» **Required work**
Print the lines from the one that contains "Rebuild this diagram" to the one that contains "(s1w) -- (dna);", inclusive, exactly as they appear, and please drop any pictures.

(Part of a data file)
######

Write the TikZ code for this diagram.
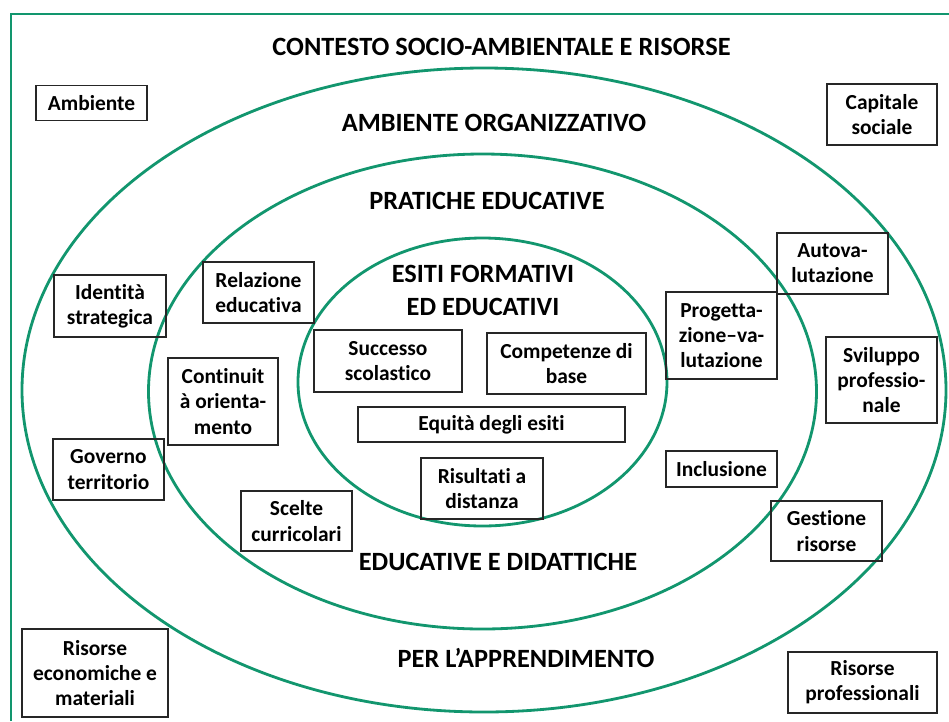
\documentclass[tikz,border=0pt]{standalone}
\usepackage{fontspec}
\setmainfont{Carlito}[Ligatures=NoCommon]
\usepackage{tikz}
\usetikzlibrary{positioning}
\definecolor{ringgreen}{RGB}{18,150,110}

\begin{document}
\begin{tikzpicture}[line width=1pt,
	box/.style={draw=black!85,line width=0.9pt,align=center,inner sep=0pt,
		font=\bfseries\fontsize{12.2}{14.3}\selectfont},
	title/.style={align=center,font=\bfseries\fontsize{15}{18.7}\selectfont},
	ring/.style={draw=ringgreen,line width=1.6pt}]
	\useasboundingbox (0,0) rectangle (18.98,-14.42);
	
	% frame (cut at right and bottom)
	\draw[ringgreen,line width=1.3pt] (0.22,-14.42) -- (0.22,-0.28) -- (18.98,-0.28);
	
	% rings
	\draw[ring] (9.68,-7.80) ellipse (9.24 and 6.44);
	\draw[ring] (9.65,-7.83) ellipse (6.68 and 4.75);
	\draw[ring] (9.65,-7.64) ellipse (3.69 and 2.88);
	
	% ring titles
	\node[title] (contesto) at (10.03,-0.94) {CONTESTO SOCIO-AMBIENTALE E RISORSE};
	\node[title] (ambiente) at (9.88,-2.46) {AMBIENTE ORGANIZZATIVO};
	\node[title] (pratiche) at (9.74,-4.02) {PRATICHE EDUCATIVE};
	\node[title] (esiti) at (9.66,-5.81) {ESITI FORMATIVI\\ED EDUCATIVI};
	\node[title] (didattiche) at (9.96,-11.24) {EDUCATIVE E DIDATTICHE};
	\node[title] (apprend) at (10.52,-13.16) {PER L'APPRENDIMENTO};
	
	% outer context
	\node[box,minimum width=2.22cm,minimum height=0.70cm] (amb) at (1.83,-2.06) {Ambiente};
	\node[box,minimum width=2.20cm,minimum height=1.22cm] (cap) at (17.64,-2.29) {Capitale\\sociale};
	\node[box,minimum width=2.92cm,minimum height=1.76cm] (ecomat) at (1.90,-13.46) {Risorse\\economiche e\\materiali};
	\node[box,minimum width=2.98cm,minimum height=1.22cm] (prof) at (17.25,-13.65) {Risorse\\professionali};
	
	% organizational environment
	\node[box,minimum width=2.24cm,minimum height=1.24cm] (ident) at (2.20,-6.12) {Identità\\strategica};
	\node[box,minimum width=2.22cm,minimum height=1.22cm] (gov) at (2.17,-9.39) {Governo\\territorio};
	\node[box,minimum width=2.22cm,minimum height=1.22cm] (autov) at (16.65,-5.27) {Autova-\\lutazione};
	\node[box,minimum width=2.22cm,minimum height=1.72cm] (svil) at (17.63,-7.60) {Sviluppo\\professio-\\nale};
	\node[box,minimum width=2.22cm,minimum height=1.20cm] (gest) at (16.53,-10.62) {Gestione\\risorse};
	
	% educational practices
	\node[box,minimum width=2.22cm,minimum height=1.22cm] (rel) at (5.17,-5.85) {Relazione\\educativa};
	\node[box,minimum width=2.20cm,minimum height=1.74cm] (cont) at (4.46,-8.03) {Continuit\\à orienta-\\mento};
	\node[box,minimum width=2.22cm,minimum height=1.20cm] (scelte) at (5.93,-10.42) {Scelte\\curricolari};
	\node[box,minimum width=2.22cm,minimum height=1.74cm] (prog) at (14.43,-6.71) {Progetta-\\zione–va-\\lutazione};
	\node[box,minimum width=2.22cm,minimum height=0.72cm] (incl) at (14.43,-9.38) {Inclusione};
	
	% outcomes
	\node[box,minimum width=2.96cm,minimum height=1.24cm] (succ) at (7.76,-7.22) {Successo\\scolastico};
	\node[box,minimum width=3.18cm,minimum height=1.22cm] (comp) at (11.33,-7.27) {Competenze di\\base};
	\node[box,minimum width=5.34cm,minimum height=0.70cm] (equi) at (9.83,-8.49) {Equità degli esiti};
	\node[box,minimum width=2.44cm,minimum height=1.22cm] (dist) at (9.64,-9.77) {Risultati a\\distanza};
\end{tikzpicture}
\end{document}
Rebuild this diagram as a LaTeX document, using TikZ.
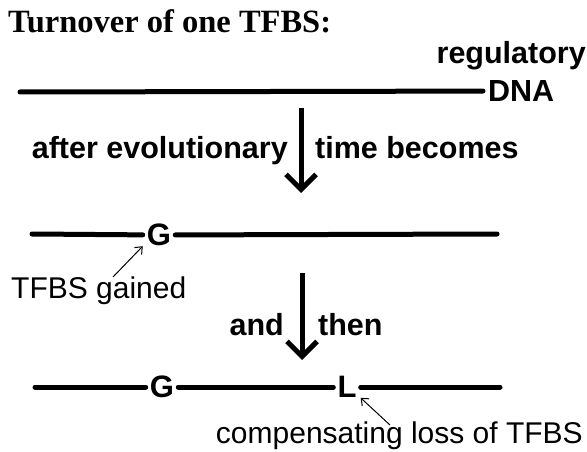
\documentclass[tikz,border=0pt]{standalone}
\usepackage{fontspec}
\setmainfont{Liberation Sans}
\newfontfamily\titlefont{Liberation Serif}
\usepackage{tikz}
\usetikzlibrary{arrows.meta,positioning}
\tikzset{
  % DNA strand
  strand/.style={line width=5pt,line cap=round},
  % Site letter on the strand
  site/.style={font=\fontsize{31}{34}\selectfont\bfseries,inner xsep=4pt,inner ysep=0pt},
  % Text labels
  ttl/.style={font=\titlefont\bfseries\fontsize{32.5}{36}\selectfont,inner sep=0pt},
  lbl/.style={font=\fontsize{30.5}{34}\selectfont\bfseries,inner sep=0pt},
  note/.style={font=\fontsize{30}{34}\selectfont,inner sep=0pt},
  % Arrows
  tarr/.style={line width=5pt,-{Straight Barb[length=15pt,width=30pt]}},
  ptr/.style={line width=1pt,-{Straight Barb[length=6pt,width=10pt]}}
}
\begin{document}
\begin{tikzpicture}[x=1pt,y=-1pt]
  \useasboundingbox (0,0) rectangle (587,452);
  \node[ttl,anchor=base west] (title) at (8,33) {Turnover of one TFBS:};

  % first strand
  \coordinate (s1w) at (20,92);
  \node[lbl,anchor=west,inner xsep=5pt] (dna) at (483,91) {DNA};
  \node[lbl,anchor=base east] (reg) at (586,64) {regulatory};
  \draw[strand] (s1w) -- (dna);

  \coordinate (a1s) at (301,108);
  \coordinate (a1e) at (301,193);
  \draw[tarr] (a1s) -- (a1e);
  \node[lbl,anchor=base east] (after) at (288,158) {after evolutionary};
  \node[lbl,anchor=base west] (time)  at (315,158) {time becomes};

  % second strand
  \coordinate (s2w) at (32,234);
  \coordinate (s2e) at (497,234);
  \node[site] (g2) at (159,235) {G};
  \draw[strand] (s2w) -- (g2) -- (s2e);
  \node[note,anchor=base west] (gain) at (11,298) {TFBS gained};
  \coordinate (p2) at (113,277);
  \draw[ptr] (p2) -- (g2.south west);

  \coordinate (a2s) at (302,273);
  \coordinate (a2e) at (302,360);
  \draw[tarr] (a2s) -- (a2e);
  \node[lbl,anchor=base east] (and)  at (284,335) {and};
  \node[lbl,anchor=base west] (then) at (318,335) {then};

  % third strand
  \coordinate (s3w) at (35,387);
  \coordinate (s3e) at (500,387);
  \node[site] (g3) at (162,387) {G};
  \node[site] (l3) at (347,387) {L};
  \draw[strand] (s3w) -- (g3) -- (l3) -- (s3e);
  \node[note,anchor=base east] (loss) at (583,443) {compensating loss of TFBS};
  \coordinate (p3) at (390,425);
  \draw[ptr] (p3) -- (l3.south east);
\end{tikzpicture}
\end{document}
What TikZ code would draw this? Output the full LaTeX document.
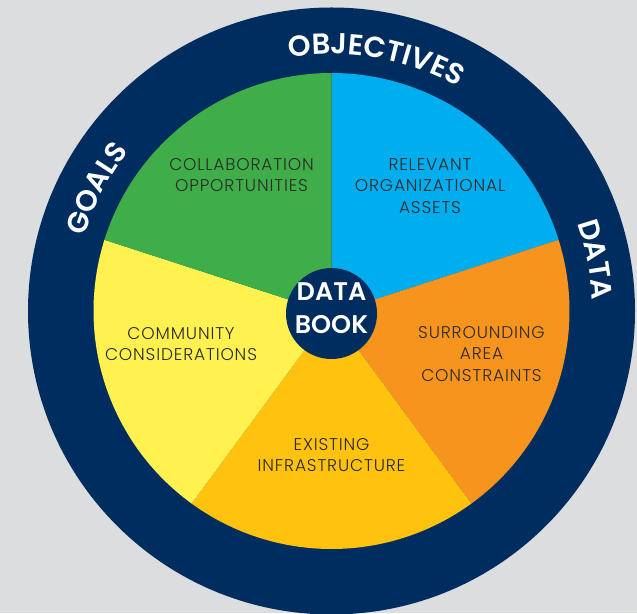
\documentclass[tikz,border=0pt]{standalone}
\usepackage{fontspec}
\setmainfont[LetterSpace=5]{Poppins Light}
\newfontfamily\headfont{Poppins SemiBold}
\usetikzlibrary{decorations.text,calc}
\definecolor{bgc}{HTML}{DCDDDF}
\definecolor{navy}{HTML}{002D5F}
\definecolor{slblue}{HTML}{00AEEF}
\definecolor{slgreen}{HTML}{3FAE49}
\definecolor{slyellow}{HTML}{FFF14F}
\definecolor{slgold}{HTML}{FFC20E}
\definecolor{slorange}{HTML}{F7941D}
\definecolor{inktext}{HTML}{2A2A2A}
\tikzset{
  x=1pt,y=1pt,
  slice/.style={fill=#1,draw=none},
  lab/.style={align=center,text=inktext,font=\fontsize{17}{21.5}\selectfont,inner sep=0pt},
  hub/.style={circle,fill=navy,minimum size=91pt,inner sep=0pt},
  hubtext/.style={align=center,inner sep=0pt,text=white,font=\headfont\fontsize{25.5}{33}\selectfont},
  arctext/.style={decorate,decoration={text along path,text align=center,text={|\headfont\fontsize{29}{29}\selectfont\color{white}|#1}}}
}
\begin{document}
\begin{tikzpicture}
\useasboundingbox (0,0) rectangle (637,613);
\fill[bgc] (0,0) rectangle (637,613);
\coordinate (c) at (331.5,302);
\coordinate (apex) at (331.5,299.5);
\fill[navy] (c) circle[radius=303.5];
\fill[slice=slblue] (apex) -- ($(c)+(90:238)$) arc[start angle=90,end angle=17.4,radius=238] -- cycle;
\fill[slice=slorange] (apex) -- ($(c)+(17.4:238)$) arc[start angle=17.4,end angle=-54,radius=238] -- cycle;
\fill[slice=slgold] (apex) -- ($(c)+(-54:238)$) arc[start angle=-54,end angle=-126,radius=238] -- cycle;
\fill[slice=slyellow] (apex) -- ($(c)+(-126:238)$) arc[start angle=-126,end angle=-197.4,radius=238] -- cycle;
\fill[slice=slgreen] (apex) -- ($(c)+(162.6:238)$) arc[start angle=162.6,end angle=90,radius=238] -- cycle;
\node[hub] (hubn) at (apex) {};
\node[hubtext] (hubt) at (331.5,304.5) {DATA\\BOOK};
\node[lab] (n1) at (241.5,438) {COLLABORATION\\OPPORTUNITIES};
\node[lab] (n2) at (430,427) {RELEVANT\\ORGANIZATIONAL\\ASSETS};
\node[lab] (n3) at (481.5,259) {SURROUNDING\\AREA\\CONSTRAINTS};
\node[lab] (n4) at (331.5,158) {EXISTING\\INFRASTRUCTURE};
\node[lab] (n5) at (181,269) {COMMUNITY\\CONSIDERATIONS};
\path[arctext={OBJECTIVES}] (c) ++(110:257) arc[start angle=110,end angle=50,radius=257];
\path[arctext={GOALS}] (c) ++(180:258) arc[start angle=180,end angle=125,radius=258];
\path[arctext={DATA}] (c) ++(28:261) arc[start angle=28,end angle=-6,radius=261];
\end{tikzpicture}
\end{document}
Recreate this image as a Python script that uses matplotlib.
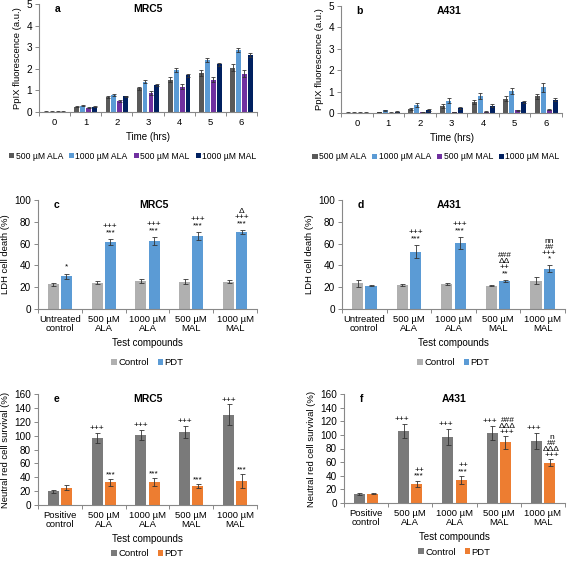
import numpy as np
import matplotlib.pyplot as plt

plt.rcParams['font.family'] = ['Liberation Sans', 'DejaVu Sans']

# panel a/b: PpIX fluorescence over time
hours = ['0', '1', '2', '3', '4', '5', '6']
ppix_series = ['500 µM ALA', '1000 µM ALA', '500 µM MAL', '1000 µM MAL']
ppix_colors = ['#595959', '#5b9bd5', '#7030a0', '#002060']

mrc5_ppix = [
    [0.02, 0.25, 0.68, 1.10, 1.50, 1.80, 2.05],
    [0.02, 0.30, 0.80, 1.40, 1.95, 2.40, 2.87],
    [0.02, 0.20, 0.50, 0.88, 1.18, 1.50, 1.78],
    [0.02, 0.25, 0.72, 1.25, 1.70, 2.20, 2.63],
]
mrc5_ppix_err = [
    [0.01, 0.03, 0.05, 0.08, 0.10, 0.15, 0.15],
    [0.01, 0.03, 0.04, 0.06, 0.08, 0.10, 0.10],
    [0.01, 0.03, 0.05, 0.08, 0.10, 0.12, 0.15],
    [0.01, 0.02, 0.03, 0.05, 0.06, 0.07, 0.10],
]
a431_ppix = [
    [0.02, 0.05, 0.20, 0.33, 0.52, 0.67, 0.78],
    [0.02, 0.13, 0.37, 0.58, 0.80, 1.03, 1.20],
    [0.02, 0.02, 0.04, 0.06, 0.07, 0.12, 0.15],
    [0.02, 0.06, 0.14, 0.25, 0.35, 0.50, 0.63],
]
a431_ppix_err = [
    [0.01, 0.02, 0.04, 0.08, 0.08, 0.12, 0.12],
    [0.01, 0.03, 0.08, 0.10, 0.15, 0.15, 0.20],
    [0.01, 0.01, 0.01, 0.01, 0.02, 0.02, 0.03],
    [0.01, 0.02, 0.03, 0.04, 0.05, 0.05, 0.06],
]

# panels c-f: test compounds
ldh_groups = ['Untreated\ncontrol', '500 µM\nALA', '1000 µM\nALA', '500 µM\nMAL', '1000 µM\nMAL']
nr_groups = ['Positive\ncontrol', '500 µM\nALA', '1000 µM\nALA', '500 µM\nMAL', '1000 µM\nMAL']

mrc5_ldh_ctrl = [22.5, 24.0, 25.5, 25.0, 25.0]
mrc5_ldh_ctrl_err = [1.5, 1.5, 1.8, 2.5, 1.5]
mrc5_ldh_pdt = [30.0, 61.5, 62.5, 67.0, 70.5]
mrc5_ldh_pdt_err = [2.5, 3.0, 3.5, 3.5, 2.0]
mrc5_ldh_ctrl_sig = ['', '', '', '', '']
mrc5_ldh_pdt_sig = ['*', '+++\n***', '+++\n***', '+++\n***', 'Δ\n+++\n***']

a431_ldh_ctrl = [23.5, 22.0, 23.0, 21.5, 26.0]
a431_ldh_ctrl_err = [3.0, 1.0, 1.0, 0.8, 3.5]
a431_ldh_pdt = [21.5, 52.5, 60.5, 25.5, 37.0]
a431_ldh_pdt_err = [0.6, 6.0, 5.5, 1.0, 3.0]
a431_ldh_ctrl_sig = ['', '', '', '', '']
a431_ldh_pdt_sig = ['', '+++\n***', '+++\n***', '###\nΔΔ\n++\n**', 'nn\n##\n+++\n*']

mrc5_nr_ctrl = [20.0, 97.0, 101.0, 105.0, 130.0]
mrc5_nr_ctrl_err = [2.0, 7.0, 7.0, 9.0, 15.0]
mrc5_nr_pdt = [25.0, 33.0, 33.0, 27.0, 35.0]
mrc5_nr_pdt_err = [4.0, 5.0, 6.0, 3.0, 10.0]
mrc5_nr_ctrl_sig = ['', '+++', '+++', '+++', '+++']
mrc5_nr_pdt_sig = ['', '***', '***', '***', '***']

a431_nr_ctrl = [13.0, 106.0, 97.0, 103.0, 91.0]
a431_nr_ctrl_err = [1.0, 10.0, 12.0, 10.0, 12.0]
a431_nr_pdt = [13.5, 28.0, 34.0, 89.0, 59.0]
a431_nr_pdt_err = [1.0, 5.0, 6.0, 9.0, 5.0]
a431_nr_ctrl_sig = ['', '+++', '+++', '+++', '+++']
a431_nr_pdt_sig = ['', '++\n***', '++\n***', '###\nΔΔΔ\n+++', 'n\n##\nΔΔΔ\n+++']


def style_axis(ax, n, labels, ymax, ystep, ylabel, xlabel):
    for s in ['top', 'right']:
        ax.spines[s].set_visible(False)
    for s in ['left', 'bottom']:
        ax.spines[s].set_color('#888888')
        ax.spines[s].set_linewidth(0.8)
    ax.set_xlim(-0.5, n - 0.5)
    ax.set_ylim(0, ymax)
    ax.set_yticks(np.arange(0, ymax + 0.001, ystep))
    ax.set_xticks(np.arange(-0.5, n, 1.0))
    ax.set_xticklabels([])
    ax.set_xticks(np.arange(n), minor=True)
    ax.set_xticklabels(labels, minor=True, fontsize=6.8, linespacing=1.0)
    ax.tick_params(axis='x', which='major', length=3, width=0.7, color='#888888')
    ax.tick_params(axis='x', which='minor', length=0, pad=4)
    ax.tick_params(axis='y', length=3, width=0.7, color='#888888', labelsize=7.2, pad=2)
    ax.set_ylabel(ylabel, fontsize=6.8, labelpad=3)
    ax.set_xlabel(xlabel, fontsize=7, labelpad=4)


def panel_titles(ax, letter, name, name_x):
    ax.text(0.07, 1.0, letter, transform=ax.transAxes, fontsize=7.5,
            fontweight='bold', va='top', ha='left')
    ax.text(name_x, 1.0, name, transform=ax.transAxes, fontsize=7.5,
            fontweight='bold', va='top', ha='center')


def ppix_panel(ax, values, errs, letter, name, name_x, legend_x):
    x = np.arange(len(hours))
    slot = 0.19
    for i, (v, e) in enumerate(zip(values, errs)):
        ax.bar(x + (i - 1.5) * slot, v, width=0.155, color=ppix_colors[i],
               yerr=e, ecolor='#333333', error_kw=dict(elinewidth=0.6, capsize=1.5, capthick=0.6),
               label=ppix_series[i])
    style_axis(ax, len(hours), hours, 5, 1, 'PpIX fluorescence (a.u.)', 'Time (hrs)')
    panel_titles(ax, letter, name, name_x)
    ax.legend(loc='center', bbox_to_anchor=(legend_x, -0.41), ncol=4, frameon=False,
              fontsize=6.2, handlelength=0.6, handleheight=0.6, handletextpad=0.15,
              columnspacing=0.7, borderaxespad=0)


def pair_panel(ax, groups, ctrl, ctrl_err, pdt, pdt_err, ctrl_sig, pdt_sig,
               colors, ymax, ylabel, letter, name, name_x, sig_off, leg_y, nudge=0):
    x = np.arange(len(groups))
    off = 0.15
    ax.bar(x - off, ctrl, width=0.25, color=colors[0], yerr=ctrl_err, ecolor='#333333',
           error_kw=dict(elinewidth=0.6, capsize=1.8, capthick=0.6), label='Control')
    ax.bar(x + off, pdt, width=0.25, color=colors[1], yerr=pdt_err, ecolor='#333333',
           error_kw=dict(elinewidth=0.6, capsize=1.8, capthick=0.6), label='PDT')
    for xi, v, e, s in zip(x - off, ctrl, ctrl_err, ctrl_sig):
        if s:
            ax.annotate(s, (xi, v + e), xytext=(-nudge, sig_off), textcoords='offset points',
                        ha='center', va='bottom', fontsize=6.0, linespacing=0.8)
    for xi, v, e, s in zip(x + off, pdt, pdt_err, pdt_sig):
        if s:
            ax.annotate(s, (xi, v + e), xytext=(nudge, sig_off), textcoords='offset points',
                        ha='center', va='bottom', fontsize=6.0, linespacing=0.8)
    style_axis(ax, len(groups), groups, ymax, 20, ylabel, 'Test compounds')
    panel_titles(ax, letter, name, name_x)
    ax.legend(loc='center', bbox_to_anchor=(0.5, leg_y), ncol=2, frameon=False,
              fontsize=6.8, handlelength=0.6, handleheight=0.6, handletextpad=0.15,
              columnspacing=0.9, borderaxespad=0)


fig = plt.figure(figsize=(5.67, 5.62), dpi=100)
W, H = 567.0, 562.0


def add_axes(left, right, top, bottom):
    return fig.add_axes([left / W, 1 - bottom / H, (right - left) / W, (bottom - top) / H])


ax_a = add_axes(39, 257, 4, 112)
ax_b = add_axes(341, 562, 6, 113)
ax_c = add_axes(38, 257, 200, 309)
ax_d = add_axes(342, 565, 200, 309)
ax_e = add_axes(38, 257, 394, 505)
ax_f = add_axes(344, 565, 394, 503)

ppix_panel(ax_a, mrc5_ppix, mrc5_ppix_err, 'a', 'MRC5', 0.5, 0.43)
ppix_panel(ax_b, a431_ppix, a431_ppix_err, 'b', 'A431', 0.49, 0.43)

ldh_colors = ['#b0b0b0', '#5b9bd5']
nr_colors = ['#7a7a7a', '#ed7d31']
pair_panel(ax_c, ldh_groups, mrc5_ldh_ctrl, mrc5_ldh_ctrl_err, mrc5_ldh_pdt, mrc5_ldh_pdt_err,
           mrc5_ldh_ctrl_sig, mrc5_ldh_pdt_sig, ldh_colors, 100, 'LDH cell death (%)',
           'c', 'MRC5', 0.53, 2, -0.49)
pair_panel(ax_d, ldh_groups, a431_ldh_ctrl, a431_ldh_ctrl_err, a431_ldh_pdt, a431_ldh_pdt_err,
           a431_ldh_ctrl_sig, a431_ldh_pdt_sig, ldh_colors, 100, 'LDH cell death (%)',
           'd', 'A431', 0.48, 2, -0.49)
pair_panel(ax_e, nr_groups, mrc5_nr_ctrl, mrc5_nr_ctrl_err, mrc5_nr_pdt, mrc5_nr_pdt_err,
           mrc5_nr_ctrl_sig, mrc5_nr_pdt_sig, nr_colors, 160, 'Neutral red cell survival (%)',
           'e', 'MRC5', 0.5, 0.5, -0.44)
pair_panel(ax_f, nr_groups, a431_nr_ctrl, a431_nr_ctrl_err, a431_nr_pdt, a431_nr_pdt_err,
           a431_nr_ctrl_sig, a431_nr_pdt_sig, nr_colors, 160, 'Neutral red cell survival (%)',
           'f', 'A431', 0.5, 0.5, -0.45, nudge=1.5)

fig.savefig('out.png', dpi=100)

######

» **Response**
Rebuild this diagram as a LaTeX document, using TikZ.
\documentclass[tikz,border=0pt]{standalone}
\usepackage{fontspec}
\setmainfont{Liberation Sans}
\newfontfamily\titlefont{Liberation Serif}
\usepackage{tikz}
\usetikzlibrary{arrows.meta,positioning}
\tikzset{
  % DNA strand
  strand/.style={line width=5pt,line cap=round},
  % Site letter on the strand
  site/.style={font=\fontsize{31}{34}\selectfont\bfseries,inner xsep=4pt,inner ysep=0pt},
  % Text labels
  ttl/.style={font=\titlefont\bfseries\fontsize{32.5}{36}\selectfont,inner sep=0pt},
  lbl/.style={font=\fontsize{30.5}{34}\selectfont\bfseries,inner sep=0pt},
  note/.style={font=\fontsize{30}{34}\selectfont,inner sep=0pt},
  % Arrows
  tarr/.style={line width=5pt,-{Straight Barb[length=15pt,width=30pt]}},
  ptr/.style={line width=1pt,-{Straight Barb[length=6pt,width=10pt]}}
}
\begin{document}
\begin{tikzpicture}[x=1pt,y=-1pt]
  \useasboundingbox (0,0) rectangle (587,452);
  \node[ttl,anchor=base west] (title) at (8,33) {Turnover of one TFBS:};

  % first strand
  \coordinate (s1w) at (20,92);
  \node[lbl,anchor=west,inner xsep=5pt] (dna) at (483,91) {DNA};
  \node[lbl,anchor=base east] (reg) at (586,64) {regulatory};
  \draw[strand] (s1w) -- (dna);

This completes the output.